Starting at the first line of the data, print each line verbatim up to and including the line bearing "[draw=wire, line width=0.8pt]", omitting pictures.

═══ Information supplied ═══

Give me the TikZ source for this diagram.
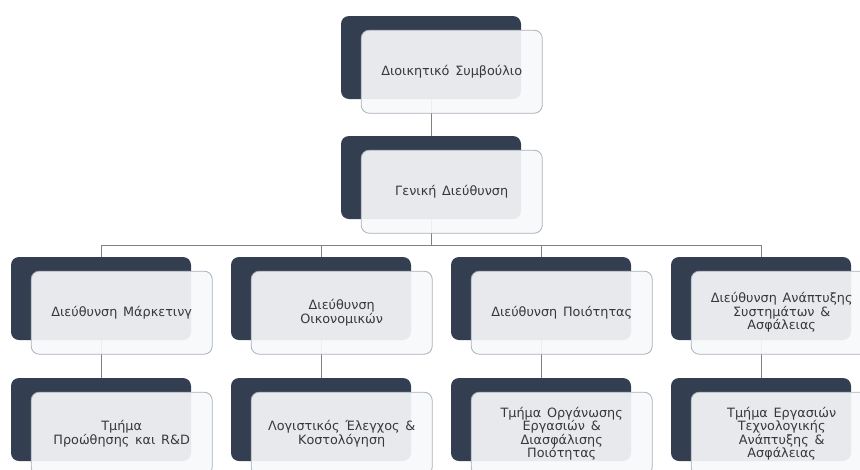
\documentclass[tikz,border=0pt]{standalone}
\usepackage{fontspec}
\setmainfont{DejaVu Sans}
\usepackage{tikz}
\usetikzlibrary{positioning}
\definecolor{navy}{RGB}{51,63,80}
\definecolor{pale}{RGB}{247,248,250}
\definecolor{rim}{RGB}{170,177,189}
\definecolor{ink}{RGB}{56,56,56}
\definecolor{wire}{RGB}{130,130,130}
\newcommand{\cardfont}{\fontsize{12.8}{13.5}\selectfont\spaceskip=0.45em\relax}
\tikzstyle{back}  = [fill=navy, rounded corners=8pt, minimum width=180pt, minimum height=83pt, inner sep=0pt]
\tikzstyle{card}  = [draw=rim, line width=0.8pt, fill=pale, fill opacity=0.92, text opacity=1, text=ink,
                     rounded corners=8pt, minimum width=181pt, minimum height=83pt, inner sep=0pt,
                     align=center, font=\cardfont]
\tikzstyle{link}  = [draw=wire, line width=0.8pt]

\begin{document}
\begin{tikzpicture}[x=1pt, y=-1pt]
\clip (0,0) rectangle (860,469);

% back boxes
\node [back] at (431, 57.5)  (board) {};
\node [back] at (431, 177.5) (gm)    {};
\node [back] at (101, 298.5) (mkt)   {};
\node [back] at (321, 298.5) (fin)   {};
\node [back] at (541, 298.5) (qa)    {};
\node [back] at (761, 298.5) (dev)   {};
\node [back] at (101, 419.5) (rd)    {};
\node [back] at (321, 419.5) (cost)  {};
\node [back] at (541, 419.5) (org)   {};
\node [back] at (761, 419.5) (tech)  {};
\coordinate (bus) at (431, 245);

% edges
\path [link] (board.south) -- (gm.north)
             (gm.south)    -- (bus)
             (mkt.north)   |- (bus)
             (fin.north)   |- (bus)
             (qa.north)    |- (bus)
             (dev.north)   |- (bus)
             (mkt.south)   -- (rd.north)
             (fin.south)   -- (cost.north)
             (qa.south)    -- (org.north)
             (dev.south)   -- (tech.north);

% cards
\node [card, below right=14pt and 20pt of board.north west] (boardc) {Διοικητικό Συμβούλιο};
\node [card, below right=14pt and 20pt of gm.north west]    (gmc)    {Γενική Διεύθυνση};
\node [card, below right=14pt and 20pt of mkt.north west]   (mktc)   {Διεύθυνση Μάρκετινγ};
\node [card, below right=14pt and 20pt of fin.north west]   (finc)   {Διεύθυνση\\Οικονομικών};
\node [card, below right=14pt and 20pt of qa.north west]    (qac)    {Διεύθυνση Ποιότητας};
\node [card, below right=14pt and 20pt of dev.north west]   (devc)   {Διεύθυνση Ανάπτυξης\\Συστημάτων \&\\Ασφάλειας};
\node [card, below right=14pt and 20pt of rd.north west]    (rdc)    {Τμήμα\\Προώθησης και R\&D};
\node [card, below right=14pt and 20pt of cost.north west]  (costc)  {Λογιστικός Έλεγχος \&\\Κοστολόγηση};
\node [card, below right=14pt and 20pt of org.north west]   (orgc)   {Τμήμα Οργάνωσης\\Εργασιών \&\\Διασφάλισης\\Ποιότητας};
\node [card, below right=14pt and 20pt of tech.north west]  (techc)  {Τμήμα Εργασιών\\Τεχνολογικής\\Ανάπτυξης \&\\Ασφάλειας};

\end{tikzpicture}
\end{document}
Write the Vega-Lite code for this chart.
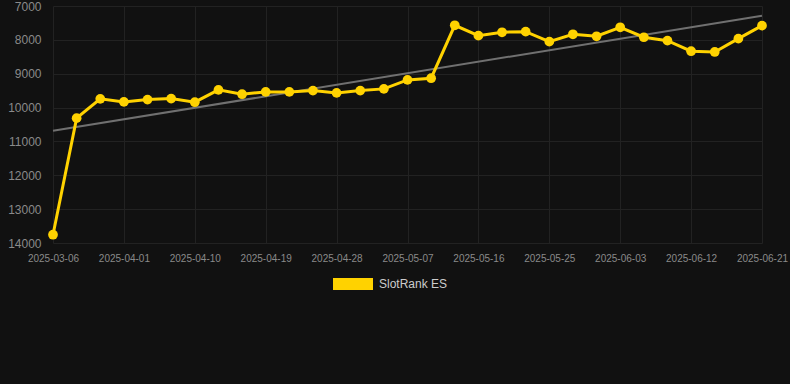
{
  "$schema": "https://vega.github.io/schema/vega-lite/v6.json",
  "autosize": "none",
  "width": 746,
  "height": 237,
  "padding": {"left": 44, "top": 6, "right": 0, "bottom": 141},
  "background": "#111111",
  "config": {
    "view": {"stroke": null},
    "font": "Liberation Sans",
    "axis": {"gridColor": "#222222", "gridWidth": 1, "domain": false, "ticks": false, "labelFont": "Liberation Sans", "labelColor": "#8a8a8a"}
  },
  "datasets": {
    "rank": [
      {"date": "2025-03-06", "rank": 13755, "series": "SlotRank ES"},
      {"date": "2025-03-26", "rank": 10313, "series": "SlotRank ES"},
      {"date": "2025-03-29", "rank": 9743, "series": "SlotRank ES"},
      {"date": "2025-04-01", "rank": 9832, "series": "SlotRank ES"},
      {"date": "2025-04-04", "rank": 9764, "series": "SlotRank ES"},
      {"date": "2025-04-07", "rank": 9735, "series": "SlotRank ES"},
      {"date": "2025-04-10", "rank": 9841, "series": "SlotRank ES"},
      {"date": "2025-04-13", "rank": 9478, "series": "SlotRank ES"},
      {"date": "2025-04-16", "rank": 9605, "series": "SlotRank ES"},
      {"date": "2025-04-19", "rank": 9537, "series": "SlotRank ES"},
      {"date": "2025-04-22", "rank": 9537, "series": "SlotRank ES"},
      {"date": "2025-04-25", "rank": 9499, "series": "SlotRank ES"},
      {"date": "2025-04-28", "rank": 9566, "series": "SlotRank ES"},
      {"date": "2025-05-01", "rank": 9499, "series": "SlotRank ES"},
      {"date": "2025-05-04", "rank": 9448, "series": "SlotRank ES"},
      {"date": "2025-05-07", "rank": 9183, "series": "SlotRank ES"},
      {"date": "2025-05-10", "rank": 9133, "series": "SlotRank ES"},
      {"date": "2025-05-13", "rank": 7569, "series": "SlotRank ES"},
      {"date": "2025-05-16", "rank": 7876, "series": "SlotRank ES"},
      {"date": "2025-05-19", "rank": 7776, "series": "SlotRank ES"},
      {"date": "2025-05-22", "rank": 7758, "series": "SlotRank ES"},
      {"date": "2025-05-25", "rank": 8053, "series": "SlotRank ES"},
      {"date": "2025-05-28", "rank": 7835, "series": "SlotRank ES"},
      {"date": "2025-05-31", "rank": 7894, "series": "SlotRank ES"},
      {"date": "2025-06-03", "rank": 7628, "series": "SlotRank ES"},
      {"date": "2025-06-06", "rank": 7923, "series": "SlotRank ES"},
      {"date": "2025-06-09", "rank": 8024, "series": "SlotRank ES"},
      {"date": "2025-06-12", "rank": 8336, "series": "SlotRank ES"},
      {"date": "2025-06-15", "rank": 8357, "series": "SlotRank ES"},
      {"date": "2025-06-18", "rank": 7965, "series": "SlotRank ES"},
      {"date": "2025-06-21", "rank": 7581, "series": "SlotRank ES"}
    ],
    "trend": [
      {"date": "2025-03-06", "rank": 10687},
      {"date": "2025-06-21", "rank": 7286}
    ]
  },
  "encoding": {
    "x": {
      "field": "date", "type": "ordinal", "sort": "ascending",
      "scale": {"type": "point", "range": [9, 718], "padding": 0},
      "axis": {
        "title": null, "labelAngle": 0, "labelFontSize": 10, "labelPadding": 10, "grid": true,
        "values": ["2025-03-06", "2025-04-01", "2025-04-10", "2025-04-19", "2025-04-28", "2025-05-07", "2025-05-16", "2025-05-25", "2025-06-03", "2025-06-12", "2025-06-21"]
      }
    },
    "y": {
      "field": "rank", "type": "quantitative",
      "scale": {"domain": [7000, 14000], "reverse": true, "nice": false, "zero": false},
      "axis": {"title": null, "format": "d", "labelFontSize": 12, "labelPadding": 3, "grid": true, "values": [7000, 8000, 9000, 10000, 11000, 12000, 13000, 14000]}
    }
  },
  "layer": [
    {
      "data": {"name": "trend"},
      "mark": {"type": "line", "color": "#707070", "strokeWidth": 2},
      "encoding": {}
    },
    {
      "data": {"name": "rank"},
      "mark": {"type": "line", "color": "#FFD200", "strokeWidth": 3},
      "encoding": {}
    },
    {
      "data": {"name": "rank"},
      "mark": {"type": "circle", "size": 95, "opacity": 1},
      "encoding": {
        "color": {
          "field": "series", "type": "nominal",
          "scale": {"range": ["#FFD200"]},
          "legend": {
            "title": null, "orient": "none", "legendX": 289, "legendY": 258, "padding": 0,
            "symbolType": "M-1,-0.3L1,-0.3L1,0.3L-1,0.3Z", "symbolSize": 1600, "symbolOpacity": 1,
            "symbolStrokeWidth": 0,
            "labelFont": "Liberation Sans", "labelFontSize": 12, "labelColor": "#cccccc", "labelOffset": 6
          }
        }
      }
    }
  ]
}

═══

▶ _Written response_:
Give me the TikZ source for this diagram.
\documentclass[tikz,border=0pt]{standalone}
\usepackage{fontspec}
\setmainfont{DejaVu Sans}
\usepackage{tikz}
\usetikzlibrary{positioning}
\definecolor{navy}{RGB}{51,63,80}
\definecolor{pale}{RGB}{247,248,250}
\definecolor{rim}{RGB}{170,177,189}
\definecolor{ink}{RGB}{56,56,56}
\definecolor{wire}{RGB}{130,130,130}
\newcommand{\cardfont}{\fontsize{12.8}{13.5}\selectfont\spaceskip=0.45em\relax}
\tikzstyle{back}  = [fill=navy, rounded corners=8pt, minimum width=180pt, minimum height=83pt, inner sep=0pt]
\tikzstyle{card}  = [draw=rim, line width=0.8pt, fill=pale, fill opacity=0.92, text opacity=1, text=ink,
                     rounded corners=8pt, minimum width=181pt, minimum height=83pt, inner sep=0pt,
                     align=center, font=\cardfont]
\tikzstyle{link}  = [draw=wire, line width=0.8pt]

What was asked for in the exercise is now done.